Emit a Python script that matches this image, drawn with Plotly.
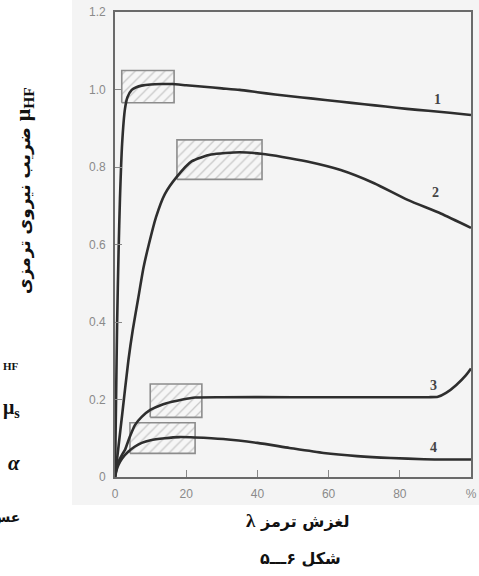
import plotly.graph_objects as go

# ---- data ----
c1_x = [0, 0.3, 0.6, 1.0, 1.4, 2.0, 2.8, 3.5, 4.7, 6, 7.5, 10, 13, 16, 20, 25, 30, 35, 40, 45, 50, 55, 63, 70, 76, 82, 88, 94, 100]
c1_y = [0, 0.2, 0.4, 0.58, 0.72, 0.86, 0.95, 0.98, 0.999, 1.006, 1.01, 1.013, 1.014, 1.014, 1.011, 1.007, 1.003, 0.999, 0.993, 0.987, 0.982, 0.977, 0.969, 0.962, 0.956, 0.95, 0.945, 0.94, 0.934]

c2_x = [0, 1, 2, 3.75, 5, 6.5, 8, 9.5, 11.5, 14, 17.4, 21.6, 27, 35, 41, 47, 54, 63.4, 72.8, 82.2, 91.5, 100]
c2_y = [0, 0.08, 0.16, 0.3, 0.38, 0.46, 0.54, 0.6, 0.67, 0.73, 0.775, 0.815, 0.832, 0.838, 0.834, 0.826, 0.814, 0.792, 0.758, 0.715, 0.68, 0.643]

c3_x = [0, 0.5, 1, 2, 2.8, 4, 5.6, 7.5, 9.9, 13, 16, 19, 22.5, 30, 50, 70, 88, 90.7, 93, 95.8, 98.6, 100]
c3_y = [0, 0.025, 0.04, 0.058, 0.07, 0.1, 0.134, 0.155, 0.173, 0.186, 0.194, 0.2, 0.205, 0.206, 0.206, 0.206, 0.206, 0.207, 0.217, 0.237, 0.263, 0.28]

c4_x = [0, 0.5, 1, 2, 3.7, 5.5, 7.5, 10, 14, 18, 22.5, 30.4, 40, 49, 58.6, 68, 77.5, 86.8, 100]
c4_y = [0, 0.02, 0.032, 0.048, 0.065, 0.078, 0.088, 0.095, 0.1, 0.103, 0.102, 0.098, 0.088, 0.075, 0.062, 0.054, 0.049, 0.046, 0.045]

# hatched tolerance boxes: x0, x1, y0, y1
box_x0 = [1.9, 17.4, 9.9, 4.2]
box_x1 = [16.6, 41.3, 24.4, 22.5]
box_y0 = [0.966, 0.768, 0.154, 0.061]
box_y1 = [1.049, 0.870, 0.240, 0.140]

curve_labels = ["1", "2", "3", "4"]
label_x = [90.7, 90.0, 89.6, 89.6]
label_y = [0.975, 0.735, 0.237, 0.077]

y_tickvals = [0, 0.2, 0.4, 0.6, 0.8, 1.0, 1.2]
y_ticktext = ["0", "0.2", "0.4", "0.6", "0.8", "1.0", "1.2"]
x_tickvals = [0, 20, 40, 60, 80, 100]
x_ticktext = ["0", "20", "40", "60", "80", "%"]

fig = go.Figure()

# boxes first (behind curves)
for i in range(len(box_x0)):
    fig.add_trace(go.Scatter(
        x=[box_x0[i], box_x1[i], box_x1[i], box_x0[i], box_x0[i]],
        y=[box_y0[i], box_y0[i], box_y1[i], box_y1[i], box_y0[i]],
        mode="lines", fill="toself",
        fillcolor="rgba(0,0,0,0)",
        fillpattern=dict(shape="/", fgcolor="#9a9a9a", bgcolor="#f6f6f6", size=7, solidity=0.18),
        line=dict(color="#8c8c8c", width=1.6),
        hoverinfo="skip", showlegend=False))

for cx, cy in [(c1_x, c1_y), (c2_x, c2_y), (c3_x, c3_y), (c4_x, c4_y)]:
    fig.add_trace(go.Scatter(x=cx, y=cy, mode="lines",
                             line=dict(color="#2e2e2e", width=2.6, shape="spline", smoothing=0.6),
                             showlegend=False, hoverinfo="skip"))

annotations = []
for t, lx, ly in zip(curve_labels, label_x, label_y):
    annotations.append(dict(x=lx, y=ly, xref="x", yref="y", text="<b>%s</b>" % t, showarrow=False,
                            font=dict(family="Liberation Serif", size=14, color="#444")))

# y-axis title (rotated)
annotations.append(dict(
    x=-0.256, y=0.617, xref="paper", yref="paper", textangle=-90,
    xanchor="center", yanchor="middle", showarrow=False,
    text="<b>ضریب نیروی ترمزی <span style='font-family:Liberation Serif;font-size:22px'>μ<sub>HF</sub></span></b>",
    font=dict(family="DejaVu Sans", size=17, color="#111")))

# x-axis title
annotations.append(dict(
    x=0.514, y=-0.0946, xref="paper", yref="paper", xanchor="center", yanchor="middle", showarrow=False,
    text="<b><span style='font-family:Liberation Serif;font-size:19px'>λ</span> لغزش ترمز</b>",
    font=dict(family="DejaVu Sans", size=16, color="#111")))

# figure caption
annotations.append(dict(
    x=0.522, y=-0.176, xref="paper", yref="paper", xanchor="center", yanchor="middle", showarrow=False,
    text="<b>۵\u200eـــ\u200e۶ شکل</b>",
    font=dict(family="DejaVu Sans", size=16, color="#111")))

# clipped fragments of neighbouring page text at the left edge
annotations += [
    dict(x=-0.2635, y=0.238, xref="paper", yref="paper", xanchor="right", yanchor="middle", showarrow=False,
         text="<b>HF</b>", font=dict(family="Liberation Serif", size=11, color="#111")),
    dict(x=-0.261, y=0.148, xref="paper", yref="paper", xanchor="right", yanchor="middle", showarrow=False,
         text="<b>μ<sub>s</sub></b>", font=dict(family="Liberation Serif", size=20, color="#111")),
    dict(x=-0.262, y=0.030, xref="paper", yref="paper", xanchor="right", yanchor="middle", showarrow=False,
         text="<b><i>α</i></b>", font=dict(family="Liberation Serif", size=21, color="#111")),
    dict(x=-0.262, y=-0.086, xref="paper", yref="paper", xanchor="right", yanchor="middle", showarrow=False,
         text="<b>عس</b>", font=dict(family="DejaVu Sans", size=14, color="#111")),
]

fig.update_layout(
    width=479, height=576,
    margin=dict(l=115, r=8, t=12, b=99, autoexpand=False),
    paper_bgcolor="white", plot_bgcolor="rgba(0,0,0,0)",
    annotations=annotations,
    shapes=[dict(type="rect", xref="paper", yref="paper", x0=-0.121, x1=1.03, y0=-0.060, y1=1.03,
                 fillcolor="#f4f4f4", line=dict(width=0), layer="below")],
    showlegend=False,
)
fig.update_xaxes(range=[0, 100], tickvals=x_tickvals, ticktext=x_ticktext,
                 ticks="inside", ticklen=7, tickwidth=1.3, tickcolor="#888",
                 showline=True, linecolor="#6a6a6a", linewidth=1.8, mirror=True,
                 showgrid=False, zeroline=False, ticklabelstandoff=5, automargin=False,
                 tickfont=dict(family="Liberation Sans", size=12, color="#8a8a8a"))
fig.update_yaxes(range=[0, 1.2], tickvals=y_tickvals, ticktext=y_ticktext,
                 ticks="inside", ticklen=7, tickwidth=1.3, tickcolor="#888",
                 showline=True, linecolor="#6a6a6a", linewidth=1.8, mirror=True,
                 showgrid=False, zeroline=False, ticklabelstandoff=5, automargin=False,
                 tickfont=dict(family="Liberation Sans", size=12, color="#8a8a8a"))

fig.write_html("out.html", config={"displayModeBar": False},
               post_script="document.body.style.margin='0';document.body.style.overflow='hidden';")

---

Your instructions » Extract every line of the data exactly; pictures stay out.

Exercise answer »
Emit a Python script that matches this image, drawn with Plotly.
import plotly.graph_objects as go

# ---- data ----
c1_x = [0, 0.3, 0.6, 1.0, 1.4, 2.0, 2.8, 3.5, 4.7, 6, 7.5, 10, 13, 16, 20, 25, 30, 35, 40, 45, 50, 55, 63, 70, 76, 82, 88, 94, 100]
c1_y = [0, 0.2, 0.4, 0.58, 0.72, 0.86, 0.95, 0.98, 0.999, 1.006, 1.01, 1.013, 1.014, 1.014, 1.011, 1.007, 1.003, 0.999, 0.993, 0.987, 0.982, 0.977, 0.969, 0.962, 0.956, 0.95, 0.945, 0.94, 0.934]

c2_x = [0, 1, 2, 3.75, 5, 6.5, 8, 9.5, 11.5, 14, 17.4, 21.6, 27, 35, 41, 47, 54, 63.4, 72.8, 82.2, 91.5, 100]
c2_y = [0, 0.08, 0.16, 0.3, 0.38, 0.46, 0.54, 0.6, 0.67, 0.73, 0.775, 0.815, 0.832, 0.838, 0.834, 0.826, 0.814, 0.792, 0.758, 0.715, 0.68, 0.643]

c3_x = [0, 0.5, 1, 2, 2.8, 4, 5.6, 7.5, 9.9, 13, 16, 19, 22.5, 30, 50, 70, 88, 90.7, 93, 95.8, 98.6, 100]
c3_y = [0, 0.025, 0.04, 0.058, 0.07, 0.1, 0.134, 0.155, 0.173, 0.186, 0.194, 0.2, 0.205, 0.206, 0.206, 0.206, 0.206, 0.207, 0.217, 0.237, 0.263, 0.28]

c4_x = [0, 0.5, 1, 2, 3.7, 5.5, 7.5, 10, 14, 18, 22.5, 30.4, 40, 49, 58.6, 68, 77.5, 86.8, 100]
c4_y = [0, 0.02, 0.032, 0.048, 0.065, 0.078, 0.088, 0.095, 0.1, 0.103, 0.102, 0.098, 0.088, 0.075, 0.062, 0.054, 0.049, 0.046, 0.045]

# hatched tolerance boxes: x0, x1, y0, y1
box_x0 = [1.9, 17.4, 9.9, 4.2]
box_x1 = [16.6, 41.3, 24.4, 22.5]
box_y0 = [0.966, 0.768, 0.154, 0.061]
box_y1 = [1.049, 0.870, 0.240, 0.140]

curve_labels = ["1", "2", "3", "4"]
label_x = [90.7, 90.0, 89.6, 89.6]
label_y = [0.975, 0.735, 0.237, 0.077]

y_tickvals = [0, 0.2, 0.4, 0.6, 0.8, 1.0, 1.2]
y_ticktext = ["0", "0.2", "0.4", "0.6", "0.8", "1.0", "1.2"]
x_tickvals = [0, 20, 40, 60, 80, 100]
x_ticktext = ["0", "20", "40", "60", "80", "%"]

fig = go.Figure()

# boxes first (behind curves)
for i in range(len(box_x0)):
    fig.add_trace(go.Scatter(
        x=[box_x0[i], box_x1[i], box_x1[i], box_x0[i], box_x0[i]],
        y=[box_y0[i], box_y0[i], box_y1[i], box_y1[i], box_y0[i]],
        mode="lines", fill="toself",
        fillcolor="rgba(0,0,0,0)",
        fillpattern=dict(shape="/", fgcolor="#9a9a9a", bgcolor="#f6f6f6", size=7, solidity=0.18),
        line=dict(color="#8c8c8c", width=1.6),
        hoverinfo="skip", showlegend=False))

for cx, cy in [(c1_x, c1_y), (c2_x, c2_y), (c3_x, c3_y), (c4_x, c4_y)]:
    fig.add_trace(go.Scatter(x=cx, y=cy, mode="lines",
                             line=dict(color="#2e2e2e", width=2.6, shape="spline", smoothing=0.6),
                             showlegend=False, hoverinfo="skip"))

annotations = []
for t, lx, ly in zip(curve_labels, label_x, label_y):
    annotations.append(dict(x=lx, y=ly, xref="x", yref="y", text="<b>%s</b>" % t, showarrow=False,
                            font=dict(family="Liberation Serif", size=14, color="#444")))

# y-axis title (rotated)
annotations.append(dict(
    x=-0.256, y=0.617, xref="paper", yref="paper", textangle=-90,
    xanchor="center", yanchor="middle", showarrow=False,
    text="<b>ضریب نیروی ترمزی <span style='font-family:Liberation Serif;font-size:22px'>μ<sub>HF</sub></span></b>",
    font=dict(family="DejaVu Sans", size=17, color="#111")))

# x-axis title
annotations.append(dict(
    x=0.514, y=-0.0946, xref="paper", yref="paper", xanchor="center", yanchor="middle", showarrow=False,
    text="<b><span style='font-family:Liberation Serif;font-size:19px'>λ</span> لغزش ترمز</b>",
    font=dict(family="DejaVu Sans", size=16, color="#111")))

# figure caption
annotations.append(dict(
    x=0.522, y=-0.176, xref="paper", yref="paper", xanchor="center", yanchor="middle", showarrow=False,
    text="<b>۵\u200eـــ\u200e۶ شکل</b>",
    font=dict(family="DejaVu Sans", size=16, color="#111")))

# clipped fragments of neighbouring page text at the left edge
annotations += [
    dict(x=-0.2635, y=0.238, xref="paper", yref="paper", xanchor="right", yanchor="middle", showarrow=False,
         text="<b>HF</b>", font=dict(family="Liberation Serif", size=11, color="#111")),
    dict(x=-0.261, y=0.148, xref="paper", yref="paper", xanchor="right", yanchor="middle", showarrow=False,
         text="<b>μ<sub>s</sub></b>", font=dict(family="Liberation Serif", size=20, color="#111")),
    dict(x=-0.262, y=0.030, xref="paper", yref="paper", xanchor="right", yanchor="middle", showarrow=False,
         text="<b><i>α</i></b>", font=dict(family="Liberation Serif", size=21, color="#111")),
    dict(x=-0.262, y=-0.086, xref="paper", yref="paper", xanchor="right", yanchor="middle", showarrow=False,
         text="<b>عس</b>", font=dict(family="DejaVu Sans", size=14, color="#111")),
]

fig.update_layout(
    width=479, height=576,
    margin=dict(l=115, r=8, t=12, b=99, autoexpand=False),
    paper_bgcolor="white", plot_bgcolor="rgba(0,0,0,0)",
    annotations=annotations,
    shapes=[dict(type="rect", xref="paper", yref="paper", x0=-0.121, x1=1.03, y0=-0.060, y1=1.03,
                 fillcolor="#f4f4f4", line=dict(width=0), layer="below")],
    showlegend=False,
)
fig.update_xaxes(range=[0, 100], tickvals=x_tickvals, ticktext=x_ticktext,
                 ticks="inside", ticklen=7, tickwidth=1.3, tickcolor="#888",
                 showline=True, linecolor="#6a6a6a", linewidth=1.8, mirror=True,
                 showgrid=False, zeroline=False, ticklabelstandoff=5, automargin=False,
                 tickfont=dict(family="Liberation Sans", size=12, color="#8a8a8a"))
fig.update_yaxes(range=[0, 1.2], tickvals=y_tickvals, ticktext=y_ticktext,
                 ticks="inside", ticklen=7, tickwidth=1.3, tickcolor="#888",
                 showline=True, linecolor="#6a6a6a", linewidth=1.8, mirror=True,
                 showgrid=False, zeroline=False, ticklabelstandoff=5, automargin=False,
                 tickfont=dict(family="Liberation Sans", size=12, color="#8a8a8a"))

fig.write_html("out.html", config={"displayModeBar": False},
               post_script="document.body.style.margin='0';document.body.style.overflow='hidden';")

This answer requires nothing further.